BUFFALO – Before the defensemen became Sabres teammates, they met about nine years ago, as Tyler Myers was beginning his junior career and Josh Gorges was leaving the Kelowna Rockets for professional hockey.
Gorges couldn’t believe the teenager’s lanky frame.
“He was 6-5, 6-6, but probably only 180 pounds,” Gorges, who will skate beside Myers in tonight’s season opener, recalled earlier this week. “I’m thinking, ‘They’re really high on this kid, he better fill out. He’s pretty skinny.’”
Myers’ talent intrigued Gorges. He frequently asked one of Kelowna’s assistant coaches, a good friend, for reports on Myers.
“Wait ‘til you see this kid, wait ‘til you see this kid,” the friend told Gorges. “He’s 6-6. He shouldn’t be able to skate like this. If you’re 6-6, you should be a bad skater. You can’t have both.”
Gorges went back and watched the Rockets at the 2009 Memorial Cup. By then, Myers had grown to 6-foot-8 and packed on weight.
“He was a dominant player,” Gorges said. “He just controlled the game. You knew he was going to be a special player.”
But NHL superstardom has eluded the 24-year-old Myers, whose sixth campaign will begin tonight against the Columbus Blue Jackets inside the First Niagara Center.
His story has been well-documented. Shortly after winning the 2009-10 Calder Trophy, Myers suffered a stunning regression, losing his aggressiveness while becoming a mess defensively.
It’s been a slow climb back. By late last year, however, before broken ribs ended Myers’ season, he began to regain his old form, dominating some shifts each game by moving the puck all over the ice.
“I think he’s back,” Sabres coach Ted Nolan said Wednesday. “I’m looking forward to him going forward even better. I don’t think he’s reached his potential.”
How does Myers feel today compared to a year ago?
“Oh, way better,” he said. “I mean, it’s night and day mentally, physically. It feels like I’m back to my normal self, so it’s a good feeling.”
Myers believes he’s on track again because he “just stopped worrying.”

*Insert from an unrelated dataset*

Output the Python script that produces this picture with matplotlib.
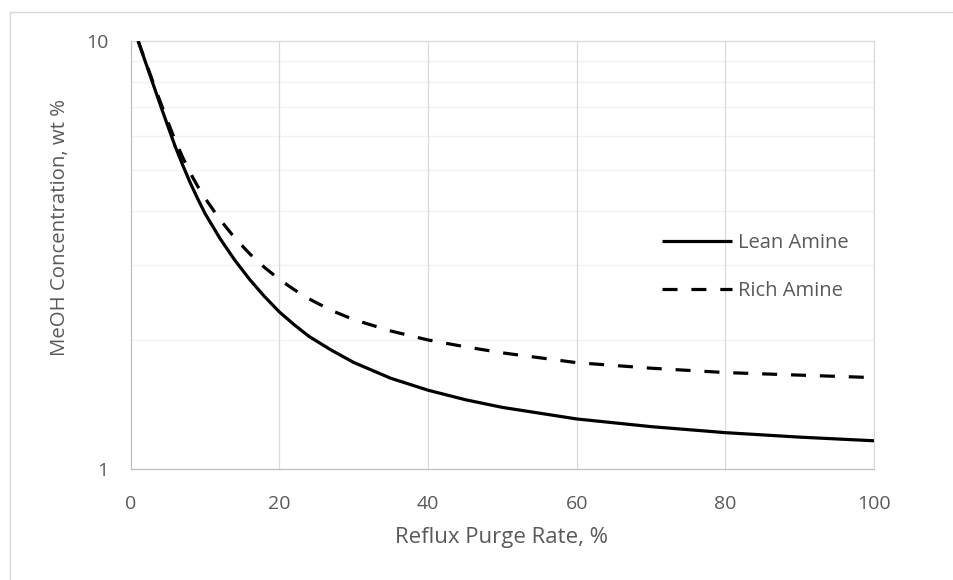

“I just wanted to play well so bad I ended up, theoretically, gripping my stick too hard,” he said. “I just got in my own head. I had a lot of help getting out of my own head. Just basically matured.”
Nolan chose Gorges, a respected 30-year-old the Sabres acquired from Montreal on July 1, as Myers’ partner.
“When I found out we were getting him, I knew what type of guy was coming into the room,” Myers said.
The move makes sense. Gorges, as a stay-at-home defender, can be an anchor.
“That leaves Tyler to be able to rush a little bit more, get involved but not a total green light,” Nolan said. “He can pick and choose. Josh is going to be there right with him to help us make him even a better player.”
Myers said he and Gorges are already communicating well.
“I don’t think it matters who your D partner is, if you’re communicating well, you’re going to have some chemistry,” he said.
To Gorges, playing with someone as talented as Myers is an “honor.”
“He’s a great hockey player,” he said. “Being able to spend some time close with him in practice and games, to watch what he does, how efficient he is in the game, how he can really make my job easy, he’s a fun player to watch.”
Myers was the most fun to watch five years ago, when he compiled 11 goals and 48 points. But he doesn’t use that season – “Everyone talks about my rookie year,” he said – as a measuring stick.
“I don’t necessarily look at the points but how I was as an all-around defenseman,” he said. “I feel I’m way ahead of the defensive part of the game right now.”
Nolan isn’t interested in that old version of Myers, either.
“That was a first-year kid playing better than all the first-year kids,” he said. “But he’s in a position where he can really take his game to the next level. Those type of guys don’t come around too often. You’re 6-8 and you skate like you’re 5-8, and the spins and the turns and the hockey sense.
“All those things combined, we got a special guy back there. So I’m looking forward to even better.”